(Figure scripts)
=-=-=
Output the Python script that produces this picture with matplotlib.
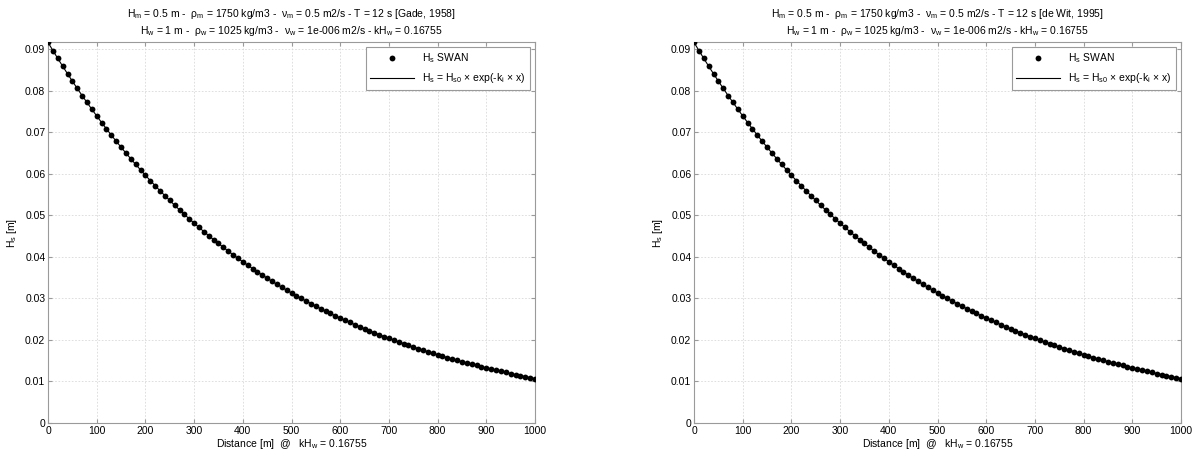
import numpy as np
import matplotlib
matplotlib.use("Agg")
from matplotlib import pyplot as plt
from matplotlib.ticker import FuncFormatter

plt.rcParams["font.family"] = ["Liberation Sans", "DejaVu Sans"]
plt.rcParams["mathtext.default"] = "regular"
plt.rcParams["font.size"] = 7.5

# distance along the flume [m]
distance = np.arange(0, 1001, 10)

# significant wave height from SWAN [m]
hs_swan = [
    0.09160, 0.08965, 0.08775, 0.08589, 0.08406, 0.08228, 0.08053, 0.07882, 0.07715, 0.07551,
    0.07390, 0.07233, 0.07080, 0.06929, 0.06782, 0.06638, 0.06497, 0.06359, 0.06224, 0.06092,
    0.05962, 0.05836, 0.05712, 0.05590, 0.05472, 0.05356, 0.05242, 0.05130, 0.05021, 0.04915,
    0.04810, 0.04708, 0.04608, 0.04510, 0.04414, 0.04321, 0.04229, 0.04139, 0.04051, 0.03965,
    0.03881, 0.03799, 0.03718, 0.03639, 0.03562, 0.03486, 0.03412, 0.03339, 0.03269, 0.03199,
    0.03131, 0.03065, 0.03000, 0.02936, 0.02874, 0.02813, 0.02753, 0.02694, 0.02637, 0.02581,
    0.02526, 0.02473, 0.02420, 0.02369, 0.02318, 0.02269, 0.02221, 0.02174, 0.02128, 0.02082,
    0.02038, 0.01995, 0.01953, 0.01911, 0.01870, 0.01831, 0.01792, 0.01754, 0.01717, 0.01680,
    0.01644, 0.01609, 0.01575, 0.01542, 0.01509, 0.01477, 0.01446, 0.01415, 0.01385, 0.01355,
    0.01327, 0.01298, 0.01271, 0.01244, 0.01217, 0.01191, 0.01166, 0.01141, 0.01117, 0.01093,
    0.01070,
]

# exponential fit Hs = Hs0 * exp(-ki * x)
hs_fit = list(hs_swan)

sources = ["[Gade, 1958]", "[de Wit, 1995]"]

title_line2 = ("H$_w$ = 1 m -  ρ$_w$ = 1025 kg/m3 -  ν$_w$ = 1e-006 m2/s - "
               "kH$_w$ = 0.16755")

fig = plt.figure(figsize=(11.95, 4.59), dpi=100)
axes = [fig.add_axes([0.0402, 0.0784, 0.4075, 0.830]),
        fig.add_axes([0.5808, 0.0784, 0.4075, 0.830])]

for ax, src in zip(axes, sources):
    ax.plot(distance, hs_swan, "o", color="black", markersize=4.2,
            markeredgewidth=0, label="H$_s$ SWAN", zorder=3)
    ax.plot(distance, hs_fit, "-", color="black", linewidth=0.8,
            label="H$_s$ = H$_{s0}$ × exp(-k$_i$ × x)", zorder=2)

    ax.set_xlim(0, 1000)
    ax.set_ylim(0, 0.0917)
    ax.set_xticks(np.arange(0, 1001, 100))
    ax.set_yticks(np.arange(0, 0.0901, 0.01))
    ax.yaxis.set_major_formatter(FuncFormatter(lambda v, p: f"{round(v, 3):g}"))
    ax.grid(True, linestyle=(0, (2, 2)), color="#d9d9d9", linewidth=0.6)
    ax.set_axisbelow(True)
    for s in ax.spines.values():
        s.set_color("#9a9a9a")
        s.set_linewidth(0.8)
    ax.tick_params(direction="in", length=3, color="#9a9a9a", pad=2,
                   top=True, right=True)

    ax.set_xlabel("Distance [m]  @   kH$_w$ = 0.16755", labelpad=1)
    ax.set_ylabel("H$_s$ [m]", labelpad=4)
    ax.set_title("H$_m$ = 0.5 m -  ρ$_m$ = 1750 kg/m3 -  ν$_m$ = 0.5 m2/s - T = 12 s "
                 + src + "\n" + title_line2, fontsize=7.5, pad=6, linespacing=1.3)

    leg = ax.legend(loc="upper right", fancybox=False, framealpha=1,
                    edgecolor="#9a9a9a", fontsize=7.5, handlelength=4.2,
                    borderaxespad=0.5, labelspacing=0.6)
    leg.get_frame().set_linewidth(0.8)

fig.savefig("out.png", dpi=100)
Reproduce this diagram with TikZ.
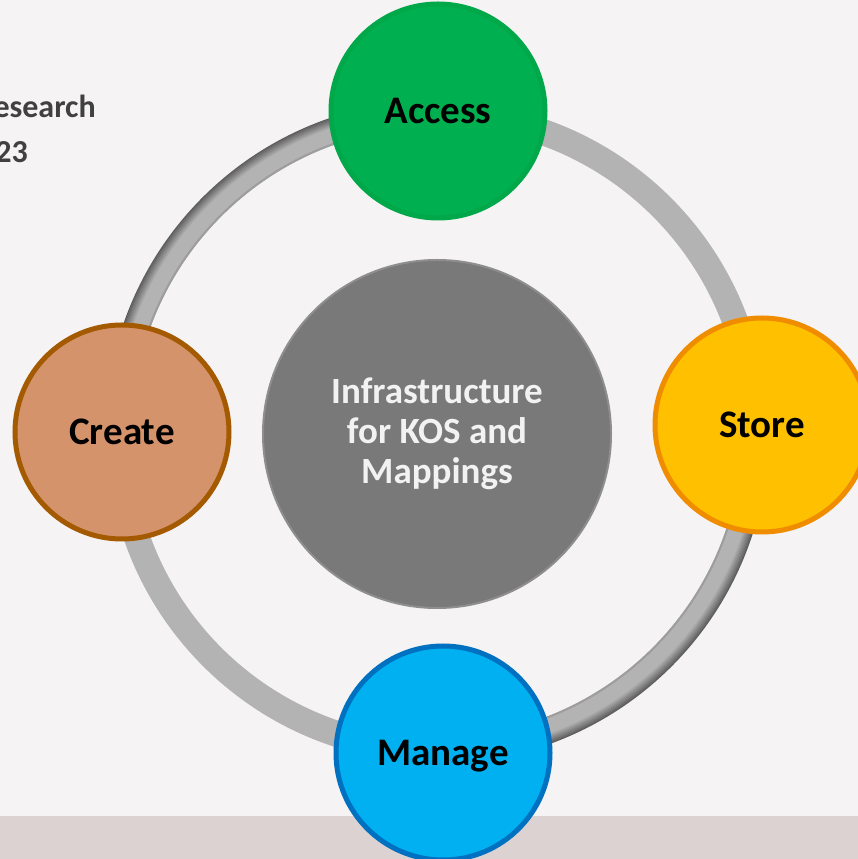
\documentclass[tikz,border=0pt]{standalone}
\usepackage{fontspec}
\setmainfont{Carlito}
\usepackage{tikz}
\definecolor{pagebg}{HTML}{F5F3F4}
\definecolor{bandbg}{HTML}{DCD2D2}
\definecolor{ringgray}{HTML}{B3B3B3}
\definecolor{ringdark}{HTML}{5C5C5C}
\definecolor{titlegray}{HTML}{404040}
\definecolor{accessfill}{HTML}{00B050}
\definecolor{accessline}{HTML}{00A84A}
\definecolor{storefill}{HTML}{FFC000}
\definecolor{storeline}{HTML}{F08C00}
\definecolor{createfill}{HTML}{D4936B}
\definecolor{createline}{HTML}{A45A00}
\definecolor{managefill}{HTML}{00B0F0}
\definecolor{manageline}{HTML}{0070C0}
\definecolor{hubfill}{HTML}{797979}
\definecolor{hubline}{HTML}{8E8E8E}
\definecolor{hubtext}{HTML}{F2F2F2}
\tikzstyle{stage} = [circle, inner sep=0pt, minimum size=214pt, line width=5pt, text=black,
    font=\fontsize{39}{42}\selectfont\bfseries, text height=30pt, text depth=5pt]
\tikzstyle{hubnode} = [circle, inner sep=0pt, minimum size=348pt, fill=hubfill, draw=hubline,
    line width=2pt, text=hubtext, align=center, font=\fontsize{37}{40}\selectfont\bfseries]
\tikzstyle{cornertext} = [inner sep=0pt, text=titlegray, font=\fontsize{32}{40}\selectfont\bfseries]
\newcommand{\flatarc}[2]{
    \draw[ringgray, line width=26pt] (hub) ++(#1:318pt) arc[start angle=#1, end angle=#2, radius=318pt];
}
\newcommand{\shadedarc}[2]{
    \flatarc{#1}{#2}
    \foreach \k in {0,...,10}{
        \pgfmathtruncatemacro{\mix}{\k*10}
        \pgfmathsetmacro{\rr}{331-\k}
        \draw[ringgray!\mix!ringdark, line width=1.3pt] (hub) ++(#1:\rr pt) arc[start angle=#1, end angle=#2, radius=\rr pt];
    }
    \draw[ringgray!75!ringdark, line width=2pt] (hub) ++(#1:306pt) arc[start angle=#1, end angle=#2, radius=306pt];
}
\begin{document}
\begin{tikzpicture}[x=1pt, y=1pt]
	\clip (0,0) rectangle (858,859);
	\fill[pagebg] (0,0) rectangle (858,859);
	\fill[bandbg] (0,0) rectangle (858,43);
	
	\node(line1) [cornertext, anchor=base east] at (96,741) {esearch};
	\node(line2) [cornertext, anchor=base east] at (28,696) {23};
	
	\coordinate (hub) at (437,427);
	\flatarc{0}{90}
	\flatarc{180}{270}
	\shadedarc{90}{180}
	\shadedarc{270}{360}
	
	\node(core) [hubnode] at (437,425) {Infrastructure\\for KOS and\\Mappings};
	
	\node(access) [stage, fill=accessfill, draw=accessline] at (438,748) {Access};
	\node(store) [stage, fill=storefill, draw=storeline] at (762,434) {Store};
	\node(create) [stage, fill=createfill, draw=createline] at (122,427) {Create};
	\node(manage) [stage, fill=managefill, draw=manageline] at (443,106) {Manage};
\end{tikzpicture}
\end{document}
=-=-=
**Task requirements**
Give the data above again in full and unchanged, skipping the pictures.

**Task result**
Output the Python script that produces this picture with matplotlib.
import numpy as np
import matplotlib
matplotlib.use("Agg")
from matplotlib import pyplot as plt
from matplotlib.ticker import FuncFormatter

plt.rcParams["font.family"] = ["Liberation Sans", "DejaVu Sans"]
plt.rcParams["mathtext.default"] = "regular"
plt.rcParams["font.size"] = 7.5

# distance along the flume [m]
distance = np.arange(0, 1001, 10)

# significant wave height from SWAN [m]
hs_swan = [
    0.09160, 0.08965, 0.08775, 0.08589, 0.08406, 0.08228, 0.08053, 0.07882, 0.07715, 0.07551,
    0.07390, 0.07233, 0.07080, 0.06929, 0.06782, 0.06638, 0.06497, 0.06359, 0.06224, 0.06092,
    0.05962, 0.05836, 0.05712, 0.05590, 0.05472, 0.05356, 0.05242, 0.05130, 0.05021, 0.04915,
    0.04810, 0.04708, 0.04608, 0.04510, 0.04414, 0.04321, 0.04229, 0.04139, 0.04051, 0.03965,
    0.03881, 0.03799, 0.03718, 0.03639, 0.03562, 0.03486, 0.03412, 0.03339, 0.03269, 0.03199,
    0.03131, 0.03065, 0.03000, 0.02936, 0.02874, 0.02813, 0.02753, 0.02694, 0.02637, 0.02581,
    0.02526, 0.02473, 0.02420, 0.02369, 0.02318, 0.02269, 0.02221, 0.02174, 0.02128, 0.02082,
    0.02038, 0.01995, 0.01953, 0.01911, 0.01870, 0.01831, 0.01792, 0.01754, 0.01717, 0.01680,
    0.01644, 0.01609, 0.01575, 0.01542, 0.01509, 0.01477, 0.01446, 0.01415, 0.01385, 0.01355,
    0.01327, 0.01298, 0.01271, 0.01244, 0.01217, 0.01191, 0.01166, 0.01141, 0.01117, 0.01093,
    0.01070,
]

# exponential fit Hs = Hs0 * exp(-ki * x)
hs_fit = list(hs_swan)

sources = ["[Gade, 1958]", "[de Wit, 1995]"]

title_line2 = ("H$_w$ = 1 m -  ρ$_w$ = 1025 kg/m3 -  ν$_w$ = 1e-006 m2/s - "
               "kH$_w$ = 0.16755")

fig = plt.figure(figsize=(11.95, 4.59), dpi=100)
axes = [fig.add_axes([0.0402, 0.0784, 0.4075, 0.830]),
        fig.add_axes([0.5808, 0.0784, 0.4075, 0.830])]

for ax, src in zip(axes, sources):
    ax.plot(distance, hs_swan, "o", color="black", markersize=4.2,
            markeredgewidth=0, label="H$_s$ SWAN", zorder=3)
    ax.plot(distance, hs_fit, "-", color="black", linewidth=0.8,
            label="H$_s$ = H$_{s0}$ × exp(-k$_i$ × x)", zorder=2)

    ax.set_xlim(0, 1000)
    ax.set_ylim(0, 0.0917)
    ax.set_xticks(np.arange(0, 1001, 100))
    ax.set_yticks(np.arange(0, 0.0901, 0.01))
    ax.yaxis.set_major_formatter(FuncFormatter(lambda v, p: f"{round(v, 3):g}"))
    ax.grid(True, linestyle=(0, (2, 2)), color="#d9d9d9", linewidth=0.6)
    ax.set_axisbelow(True)
    for s in ax.spines.values():
        s.set_color("#9a9a9a")
        s.set_linewidth(0.8)
    ax.tick_params(direction="in", length=3, color="#9a9a9a", pad=2,
                   top=True, right=True)

    ax.set_xlabel("Distance [m]  @   kH$_w$ = 0.16755", labelpad=1)
    ax.set_ylabel("H$_s$ [m]", labelpad=4)
    ax.set_title("H$_m$ = 0.5 m -  ρ$_m$ = 1750 kg/m3 -  ν$_m$ = 0.5 m2/s - T = 12 s "
                 + src + "\n" + title_line2, fontsize=7.5, pad=6, linespacing=1.3)

    leg = ax.legend(loc="upper right", fancybox=False, framealpha=1,
                    edgecolor="#9a9a9a", fontsize=7.5, handlelength=4.2,
                    borderaxespad=0.5, labelspacing=0.6)
    leg.get_frame().set_linewidth(0.8)

fig.savefig("out.png", dpi=100)
Reproduce this diagram with TikZ.
\documentclass[tikz,border=0pt]{standalone}
\usepackage{fontspec}
\setmainfont{Carlito}
\usepackage{tikz}
\definecolor{pagebg}{HTML}{F5F3F4}
\definecolor{bandbg}{HTML}{DCD2D2}
\definecolor{ringgray}{HTML}{B3B3B3}
\definecolor{ringdark}{HTML}{5C5C5C}
\definecolor{titlegray}{HTML}{404040}
\definecolor{accessfill}{HTML}{00B050}
\definecolor{accessline}{HTML}{00A84A}
\definecolor{storefill}{HTML}{FFC000}
\definecolor{storeline}{HTML}{F08C00}
\definecolor{createfill}{HTML}{D4936B}
\definecolor{createline}{HTML}{A45A00}
\definecolor{managefill}{HTML}{00B0F0}
\definecolor{manageline}{HTML}{0070C0}
\definecolor{hubfill}{HTML}{797979}
\definecolor{hubline}{HTML}{8E8E8E}
\definecolor{hubtext}{HTML}{F2F2F2}
\tikzstyle{stage} = [circle, inner sep=0pt, minimum size=214pt, line width=5pt, text=black,
    font=\fontsize{39}{42}\selectfont\bfseries, text height=30pt, text depth=5pt]
\tikzstyle{hubnode} = [circle, inner sep=0pt, minimum size=348pt, fill=hubfill, draw=hubline,
    line width=2pt, text=hubtext, align=center, font=\fontsize{37}{40}\selectfont\bfseries]
\tikzstyle{cornertext} = [inner sep=0pt, text=titlegray, font=\fontsize{32}{40}\selectfont\bfseries]
\newcommand{\flatarc}[2]{
    \draw[ringgray, line width=26pt] (hub) ++(#1:318pt) arc[start angle=#1, end angle=#2, radius=318pt];
}
\newcommand{\shadedarc}[2]{
    \flatarc{#1}{#2}
    \foreach \k in {0,...,10}{
        \pgfmathtruncatemacro{\mix}{\k*10}
        \pgfmathsetmacro{\rr}{331-\k}
        \draw[ringgray!\mix!ringdark, line width=1.3pt] (hub) ++(#1:\rr pt) arc[start angle=#1, end angle=#2, radius=\rr pt];
    }
    \draw[ringgray!75!ringdark, line width=2pt] (hub) ++(#1:306pt) arc[start angle=#1, end angle=#2, radius=306pt];
}
\begin{document}
\begin{tikzpicture}[x=1pt, y=1pt]
	\clip (0,0) rectangle (858,859);
	\fill[pagebg] (0,0) rectangle (858,859);
	\fill[bandbg] (0,0) rectangle (858,43);
	
	\node(line1) [cornertext, anchor=base east] at (96,741) {esearch};
	\node(line2) [cornertext, anchor=base east] at (28,696) {23};
	
	\coordinate (hub) at (437,427);
	\flatarc{0}{90}
	\flatarc{180}{270}
	\shadedarc{90}{180}
	\shadedarc{270}{360}
	
	\node(core) [hubnode] at (437,425) {Infrastructure\\for KOS and\\Mappings};
	
	\node(access) [stage, fill=accessfill, draw=accessline] at (438,748) {Access};
	\node(store) [stage, fill=storefill, draw=storeline] at (762,434) {Store};
	\node(create) [stage, fill=createfill, draw=createline] at (122,427) {Create};
	\node(manage) [stage, fill=managefill, draw=manageline] at (443,106) {Manage};
\end{tikzpicture}
\end{document}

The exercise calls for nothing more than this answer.